Safia Elhillo is the author of The January Children (University of Nebraska Press, 2017), which received the the Sillerman First Book Prize for African Poets and an Arab American Book Award, Girls That Never Die (One World/Random House, 2022), and the novel in verse Home Is Not A Country (Make Me A World/Random House, 2021), which was longlisted for the National Book Award and received a Coretta Scott King Book Award Author Honor. 

Sudanese by way of Washington, DC, Safia received the 2015 Brunel International African Poetry Prize, and was listed in Forbes Africa’s 2018 “30 Under 30.” Her work appears in POETRY Magazine, Callaloo, and The Academy of American Poets’ Poem-a-day series, among others, and in anthologies including The BreakBeat Poets: New American Poetry in the Age of Hip-Hop and The Penguin Book of Migration Literature.

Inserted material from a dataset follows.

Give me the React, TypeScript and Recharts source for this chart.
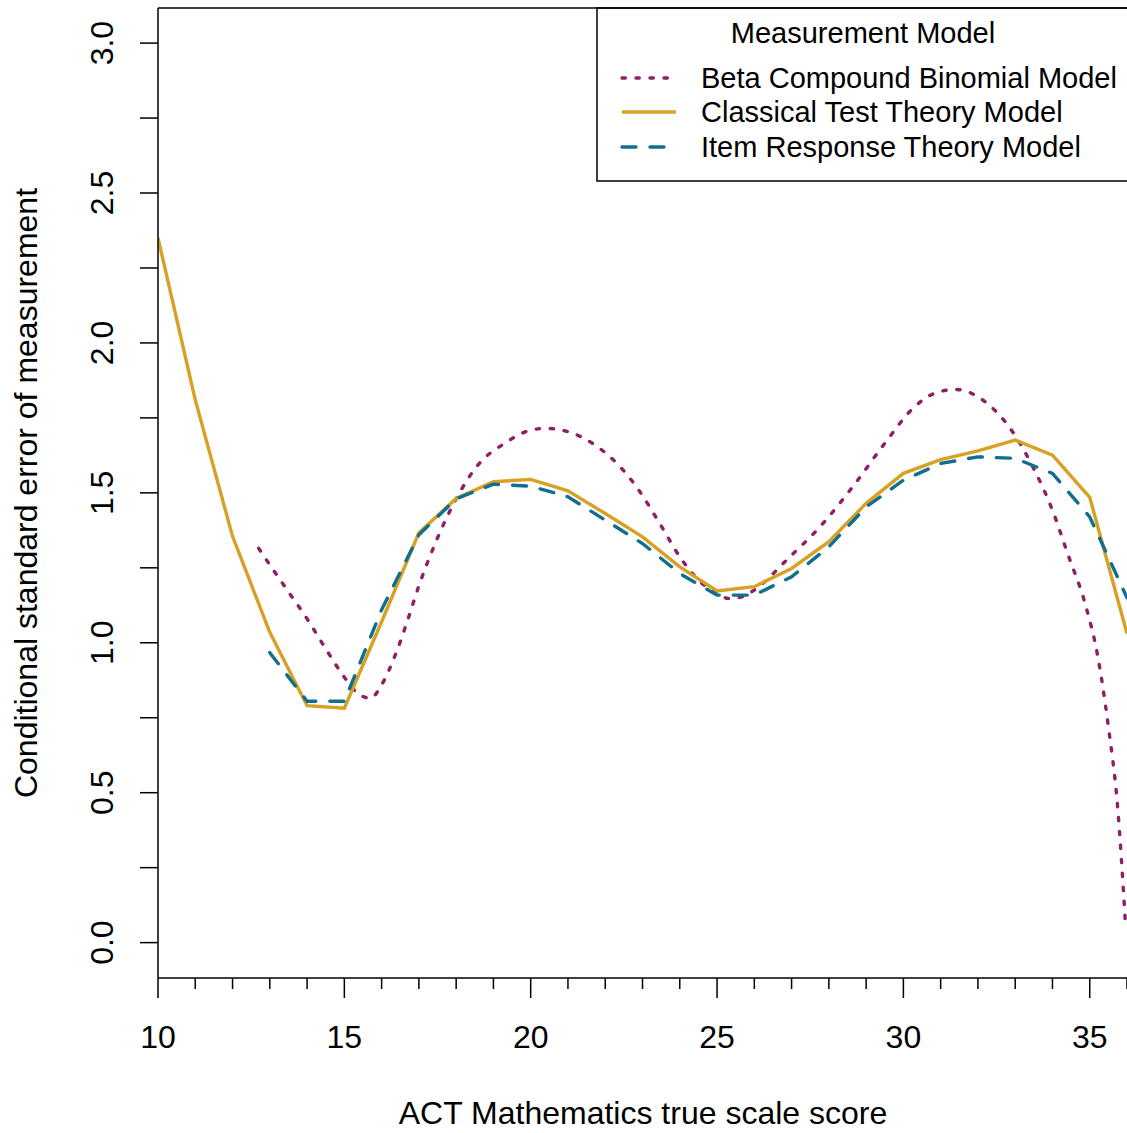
import React from "react";
import { LineChart, Line, XAxis, YAxis } from "recharts";

// ACT Mathematics true scale score (x) vs conditional SEM (y)
const scoreTicks = [10, 11, 12, 13, 14, 15, 16, 17, 18, 19, 20, 21, 22, 23, 24, 25, 26, 27, 28, 29, 30, 31, 32, 33, 34, 35, 36];
const semTicks = [0, 0.25, 0.5, 0.75, 1, 1.25, 1.5, 1.75, 2, 2.25, 2.5, 2.75, 3];

// Classical Test Theory Model
const cttScores = [10, 11, 12, 13, 14, 15, 16, 17, 18, 19, 20, 21, 22, 23, 24, 25, 26, 27, 28, 29, 30, 31, 32, 33, 34, 35, 36];
const cttValues = [2.35, 1.81, 1.355, 1.035, 0.79, 0.782, 1.07, 1.367, 1.481, 1.537, 1.545, 1.507, 1.431, 1.353, 1.253, 1.173, 1.187, 1.248, 1.337, 1.465, 1.565, 1.611, 1.64, 1.676, 1.626, 1.485, 1.031];

// Item Response Theory Model
const irtScores = [13, 14, 15, 16, 17, 18, 19, 20, 21, 22, 23, 24, 25, 26, 27, 28, 29, 30, 31, 32, 33, 34, 35, 36];
const irtValues = [0.967, 0.805, 0.805, 1.11, 1.36, 1.48, 1.529, 1.522, 1.487, 1.409, 1.331, 1.231, 1.159, 1.159, 1.22, 1.32, 1.453, 1.542, 1.598, 1.62, 1.615, 1.565, 1.42, 1.15];

// Beta Compound Binomial Model (smooth curve)
const bcbScores = [12.7, 13, 13.5, 14, 14.5, 15, 15.3, 15.7, 16, 16.4, 16.7, 17, 17.4, 18, 18.6, 19.3, 20, 20.4, 21.1, 21.8, 22.4, 22.9, 23.5, 24, 24.5, 25, 25.3, 25.6, 26, 26.9, 27.8, 28.7, 29.5, 30.3, 30.8, 31.4, 32.2, 32.9, 33.5, 34, 34.4, 34.9, 35.2, 35.5, 35.75, 35.95];
const bcbValues = [1.315, 1.26, 1.17, 1.08, 0.98, 0.885, 0.838, 0.815, 0.86, 0.97, 1.076, 1.19, 1.32, 1.48, 1.595, 1.665, 1.709, 1.715, 1.7, 1.653, 1.587, 1.509, 1.39, 1.287, 1.209, 1.165, 1.148, 1.151, 1.176, 1.28, 1.392, 1.53, 1.665, 1.787, 1.83, 1.845, 1.803, 1.709, 1.58, 1.442, 1.3, 1.12, 0.965, 0.72, 0.45, 0.08];

const seriesNames = ["Beta Compound Binomial Model", "Classical Test Theory Model", "Item Response Theory Model"];

const PURPLE = "#8e1f66";
const GOLD = "#d8a024";
const TEAL = "#0e6f8f";
const FONT = '"Liberation Sans", Arial, Helvetica, sans-serif';

const toPoints = (xs: number[], ys: number[]) => xs.map((x, i) => ({ score: x, sem: ys[i] }));

const cttData = toPoints(cttScores, cttValues);
const irtData = toPoints(irtScores, irtValues);
const bcbData = toPoints(bcbScores, bcbValues);

function XTick(props: any) {
  const { x, y, payload } = props;
  const major = payload.value % 5 === 0;
  return (
    <g>
      <line x1={x} x2={x} y1={y} y2={y + (major ? 20 : 11)} stroke="#000" strokeWidth={1.5} />
      {major && (
        <text x={x} y={y + 70} textAnchor="middle" fontSize={32} fontFamily={FONT} fill="#000">
          {payload.value}
        </text>
      )}
    </g>
  );
}

function YTick(props: any) {
  const { x, y, payload } = props;
  const v = payload.value;
  const labeled = Math.abs(v * 2 - Math.round(v * 2)) < 1e-6;
  return (
    <g>
      <line x1={x - 18} x2={x} y1={y} y2={y} stroke="#000" strokeWidth={1.5} />
      {labeled && (
        <text
          transform={`translate(${x - 45}, ${y}) rotate(-90)`}
          textAnchor="middle"
          fontSize={32}
          fontFamily={FONT}
          fill="#000"
        >
          {v.toFixed(1)}
        </text>
      )}
    </g>
  );
}

function Overlay() {
  const rows = [
    { name: seriesNames[0], color: PURPLE, dash: "3.3 10.7", y: 78 },
    { name: seriesNames[1], color: GOLD, dash: undefined, y: 112 },
    { name: seriesNames[2], color: TEAL, dash: "14 14", y: 147 },
  ];
  return (
    <svg width={1127} height={1133} style={{ position: "absolute", left: 0, top: 0, pointerEvents: "none" }}>
      {/* top of plot box */}
      <line x1={158} x2={1127} y1={8} y2={8} stroke="#000" strokeWidth={1.5} />
      {/* legend box, right side runs off the page */}
      <polyline points="1130,8 597,8 597,181 1130,181" fill="none" stroke="#000" strokeWidth={1.5} />
      <text x={863} y={43} textAnchor="middle" fontSize={29} fontFamily={FONT} fill="#000">
        Measurement Model
      </text>
      {rows.map((r) => (
        <g key={r.name}>
          <line
            x1={622}
            x2={676}
            y1={r.y}
            y2={r.y}
            stroke={r.color}
            strokeWidth={3.4}
            strokeDasharray={r.dash}
            strokeLinecap={r.dash ? "round" : "butt"}
          />
          <text x={701} y={r.y + 10} fontSize={29} fontFamily={FONT} fill="#000">
            {r.name}
          </text>
        </g>
      ))}
      <text x={643} y={1124} textAnchor="middle" fontSize={32} fontFamily={FONT} fill="#000">
        ACT Mathematics true scale score
      </text>
      <text
        transform="translate(37, 493) rotate(-90)"
        textAnchor="middle"
        fontSize={32}
        fontFamily={FONT}
        fill="#000"
      >
        Conditional standard error of measurement
      </text>
    </svg>
  );
}

export default function App() {
  return (
    <div style={{ position: "absolute", left: 0, top: 0, width: 1127, height: 1133, background: "#fff", overflow: "hidden" }}>
      <LineChart width={1127} height={1133} margin={{ top: 8, right: 0, bottom: 0, left: 0 }}>
        <XAxis
          dataKey="score"
          type="number"
          domain={[10, 36]}
          ticks={scoreTicks}
          allowDataOverflow
          height={155}
          tickSize={0}
          tickMargin={0}
          tickLine={false}
          axisLine={{ stroke: "#000", strokeWidth: 1.5 }}
          tick={<XTick />}
          interval={0}
        />
        <YAxis
          type="number"
          domain={[-0.118, 3.117]}
          ticks={semTicks}
          allowDataOverflow
          width={158}
          tickSize={0}
          tickMargin={0}
          tickLine={false}
          axisLine={{ stroke: "#000", strokeWidth: 1.5 }}
          tick={<YTick />}
          interval={0}
        />
        <Line
          data={bcbData}
          dataKey="sem"
          name={seriesNames[0]}
          type="monotone"
          stroke={PURPLE}
          strokeWidth={3.4}
          strokeDasharray="3.3 10.7"
          strokeLinecap="round"
          dot={false}
          activeDot={false}
          isAnimationActive={false}
        />
        <Line
          data={cttData}
          dataKey="sem"
          name={seriesNames[1]}
          type="linear"
          stroke={GOLD}
          strokeWidth={3.4}
          dot={false}
          activeDot={false}
          isAnimationActive={false}
        />
        <Line
          data={irtData}
          dataKey="sem"
          name={seriesNames[2]}
          type="linear"
          stroke={TEAL}
          strokeWidth={3.4}
          strokeDasharray="14 14"
          strokeLinecap="round"
          dot={false}
          activeDot={false}
          isAnimationActive={false}
        />
      </LineChart>
      <Overlay />
    </div>
  );
}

Her work has been translated into several languages, and commissioned by Under Armour, Cuyana, and the Bavarian State Ballet. With Fatimah Asghar, she is co-editor of the anthology Halal If You Hear Me (Haymarket Books, 2019).

Her fellowships include a Ruth Lilly and Dorothy Sargent Rosenberg Fellowship from the Poetry Foundation, Cave Canem, and a Wallace Stegner Fellowship from Stanford University.